De kracht van visualisatie

De kracht van visualisatie

Herken je dat? Dat jonge kinderen, die eenmaal de frietjes geproefd hebben, vervolgens brabbelend wijzen naar die “gele M”. Omdat die M er was tijdens de friet ervaring. Na de ervaring blijft de grote letter M langs de snelweg als een constant iets aanwezig. Zogenaamde impliciete informatie. Doordat de letter aanwezig is, kunnen jonge kinderen initiatief nemen om het te aanwijzen. Het was geen plan van ons als ouders, deze koppeling met de gele letter M, maar wel van het restaurant dat daar goed over heeft nagedacht. Een symbool (een voorwerp of plaatje) roept bij het kind een herinnering op van een activiteit, het inzetten van deze plaatjes en voorwerpen ter ondersteuning van communicatie noemen we visualiseren.

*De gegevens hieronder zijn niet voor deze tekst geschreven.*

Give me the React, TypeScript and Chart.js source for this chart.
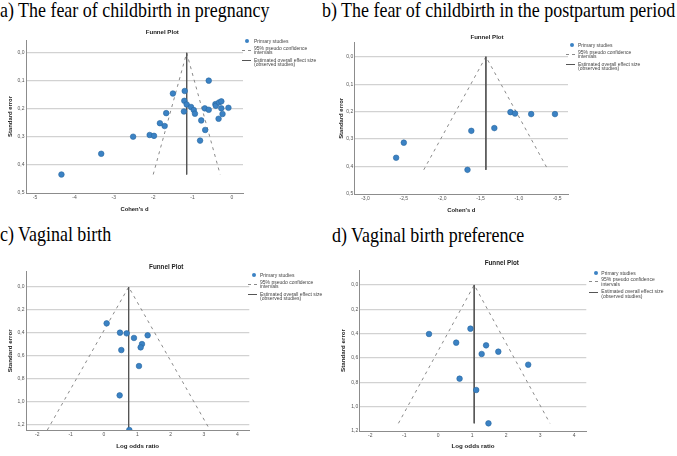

Zo kun je je voorstellen dat je zelf een plaatje of foto kunt aanbieden tijdens de activiteit waar je van geniet, zoals samen zingen, puzzelen, bouwen, spelen met een bal, of je eigen stoei en verstop spel. Dit plaatje of pictogram krijgt dan de koppeling, de betekenis van deze activiteit. Alleen omdat dit pictogram bij de ervaring (net zoals bij de friet ervaring) impliciet aanwezig was, heeft het betekenis gekregen. Dat biedt kansen voor kinderen en jongeren die niet spreken en/of moeite met de taalontwikkeling hebben. Voor deze groep is visualisatie ontzettend belangrijk.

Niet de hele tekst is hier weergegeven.